At the same time, the probability of the Federal Reserve raising interest rates by another two (2) full percentage points by the end of the year has jumped as well, which should translate into even higher mortgage rates, less purchasing power for buyers and downward pressure on home values.
And with the jump in rates, the share of mortgage applications for shorter-term, adjustable-rate mortgage (ARM) products has more than doubled, from 3.1 percent to 7.4 percent of total applications since the start of the year, and is approaching a 3-year high with the average rate for a 5-year ARM having jumped from 2.41 to 3.69 percent since the start of the year (at which point the average rate for a 30-year fixed was 3.11 percent).
Comments from Plugged-In Readers
Also -3% real interest rate with CPI at 8.5%.
Rates will have to come way way up to slow the economy down.
Crazy how 5% interest rates is still beyond low. I agree with the soccer coach. With CPI at 8.5% and only 5% 30 year fixed. Your at a negative number. Not to be Captain obvious, this inflation can be a blip or a new trend . Like the weather , further out it’s harder to predict . Needs to be in the 11-12% range to maybe cool the market. I am putting offers for around 3m. 50% down and getting killed. POS houses in the 2000-2500 sqft and needs a lot of work in Burlingame . Feels like 2005 but instead of all the fake money, same amount of people paying all cash.
Looking at stats I have no clue how the real estate market is so hot. I just think a certain amount of people are doing really well and so few houses for sale. All other metrics seem to be useless.
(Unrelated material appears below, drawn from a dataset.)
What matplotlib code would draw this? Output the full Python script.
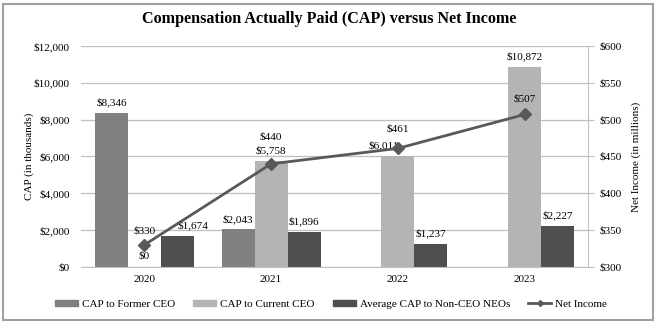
import matplotlib.pyplot as plt
import matplotlib.patches as mpatches
import numpy as np

years = ['2020', '2021', '2022', '2023']
cap_former = [8346, 2043, None, None]
cap_current = [0, 5758, 6011, 10872]
cap_neo = [1674, 1896, 1237, 2227]
net_income = [330, 440, 461, 507]

plt.rcParams['font.family'] = ['Liberation Serif', 'DejaVu Serif']

c_former = '#808080'
c_current = '#b4b4b4'
c_neo = '#4f4f4f'
c_line = '#595959'

fig = plt.figure(figsize=(6.58, 3.25), dpi=100)
ax = fig.add_axes([0.1231, 0.1785, 0.7705, 0.68])
ax2 = ax.twinx()

x = np.arange(len(years))
w = 0.26

# label x shifts (points) where the labels were nudged to avoid overlap
neo_dx = [11, 0, 0, 0]
cur_dx = [0, 0, -10, 0]

for i in range(len(years)):
    if cap_former[i] is not None:
        ax.bar(x[i] - w, cap_former[i], w, color=c_former, zorder=2)
        ax.annotate('${:,}'.format(cap_former[i]), (x[i] - w, cap_former[i]), xytext=(0, 4),
                    textcoords='offset points', ha='center', va='bottom', fontsize=8)
    ax.bar(x[i], cap_current[i], w, color=c_current, zorder=2)
    ax.bar(x[i] + w, cap_neo[i], w, color=c_neo, zorder=2)
    ax.annotate('${:,}'.format(cap_neo[i]), (x[i] + w, cap_neo[i]), xytext=(neo_dx[i], 4),
                textcoords='offset points', ha='center', va='bottom', fontsize=8)

# current CEO labels
ax.annotate('$0', (x[0], 0), xytext=(0, 5), textcoords='offset points',
            ha='center', va='bottom', fontsize=8)
for i in range(1, 4):
    ax.annotate('${:,}'.format(cap_current[i]), (x[i], cap_current[i]), xytext=(cur_dx[i], 4),
                textcoords='offset points', ha='center', va='bottom', fontsize=8)

ax.set_ylim(0, 12000)
ax.set_yticks(range(0, 12001, 2000))
ax.set_yticklabels(['${:,}'.format(v) for v in range(0, 12001, 2000)], fontsize=8)
ax.set_xlim(-0.5, 3.5)
ax.set_xticks(x)
ax.set_xticklabels(years, fontsize=8)
ax.tick_params(axis='x', length=0, pad=6)
ax.tick_params(axis='y', length=0, pad=8)
ax.yaxis.grid(True, color='#bfbfbf', linewidth=0.9, zorder=0)
ax.set_axisbelow(True)
for s in ['left', 'top', 'right']:
    ax.spines[s].set_visible(False)
ax.spines['bottom'].set_color('#bfbfbf')
ax.set_ylabel('CAP (in thousands)', fontsize=8, labelpad=0)

ax2.plot(x, net_income, color=c_line, linewidth=2, marker='D', markersize=6, zorder=5)
ax2.set_ylim(300, 600)
ax2.set_yticks(range(300, 601, 50))
ax2.set_yticklabels(['${}'.format(v) for v in range(300, 601, 50)], fontsize=8)
ax2.tick_params(axis='y', length=4, color='#bfbfbf', pad=4)
for s in ['left', 'top', 'bottom']:
    ax2.spines[s].set_visible(False)
ax2.spines['right'].set_color('#bfbfbf')
ax2.set_ylabel('Net Income (in millions)', fontsize=8, labelpad=7)

ni_off = [6.5, 16, 11, 8]
for i in range(4):
    ax2.annotate('${}'.format(net_income[i]), (x[i], net_income[i]), xytext=(0, ni_off[i]),
                 textcoords='offset points', ha='center', va='bottom', fontsize=8)

fig.suptitle('Compensation Actually Paid (CAP) versus Net Income', fontsize=11.6,
             fontweight='bold', y=0.966)

handles = [mpatches.Patch(color=c_former, label='CAP to Former CEO'),
           mpatches.Patch(color=c_current, label='CAP to Current CEO'),
           mpatches.Patch(color=c_neo, label='Average CAP to Non-CEO NEOs'),
           plt.Line2D([], [], color=c_line, linewidth=2, marker='D', markersize=3, label='Net Income')]
fig.legend(handles=handles, loc='center', bbox_to_anchor=(0.503, 0.064), ncol=4, frameon=False,
           fontsize=8, handlelength=2.1, handleheight=0.5, columnspacing=1.6, handletextpad=0.35)

fig.patches.append(mpatches.Rectangle((0.005, 0.015), 0.988, 0.972, transform=fig.transFigure,
                                      fill=False, edgecolor='#a0a0a0', linewidth=1.5))

fig.savefig('out.png', dpi=100)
I wish everyone was leveraged , at least that would explain it .
In terms of the “hotness” of the market and relevant stats, keep in mind that the pace of sales has actually dropped in San Francisco, inventory, which hit an 11-year seasonal high earlier this month, has continued to climb and price reductions are on the rise.
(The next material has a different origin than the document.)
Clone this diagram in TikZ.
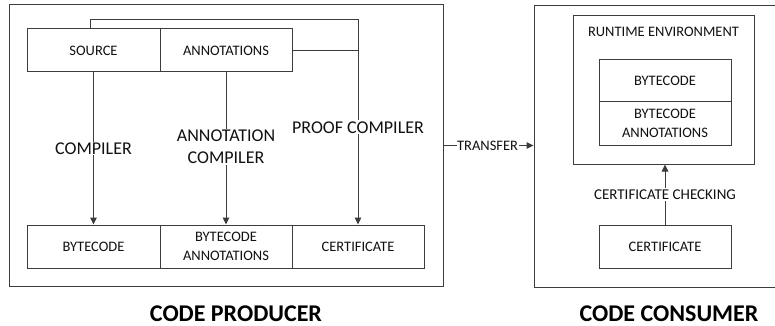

It feels SO GOOD to have done a refi that closed in early Dec for 2.625% on the 30 year fixed. It’s not often in my life when I’ve gotten lucky financially, but this is that time. We’ve been in the house 6.5 years and the original mortgage was 3.625% (also 30yr frm) and we will continue the same payments and save $170k and pay the new loan off 6 years faster than the old loan. Amazing luck. 🙂
Does not make sense to pay extra to pay it off early. 2.625% tax deductible debt is about 1.8% in real terms. You’ll definitely do better than that in any non-crazy investment. I refi-ed at 2.35% in mid-2021. if they’d given me a 100-year loan, I’d have taken it. Take the full 30 years.
This comment would have made sense, and I would have agreed with it, in The Before Times. But in the here and now of 2022, there just aren’t any non-crazy investments that are returning > 1.8% in real terms!
In case you haven’t been keeping up on current events, you’d have to go back to the early 1980’s or even earlier before you’d find an investing environment where stocks were down double digits in percentage terms and bonds were down even more.
There is no place to hide, and if you’re in cash you are losing purchasing power due to the annual inflation rate for the United States being 8.5% for the 12 months ended March 2022 as measured by the Consumer Price Index (CPI) before seasonal adjustment.
Sure, this isn’t likely to last for a large portion of your 30 year period, but in the short term, Bayview_Rising paying off their mortgage early is basically a guaranteed return. Anything else you’d put that money into over the course of the next two years, well, like Will Rogers famously said, you should be more concerned with the return of your money than the return on your money.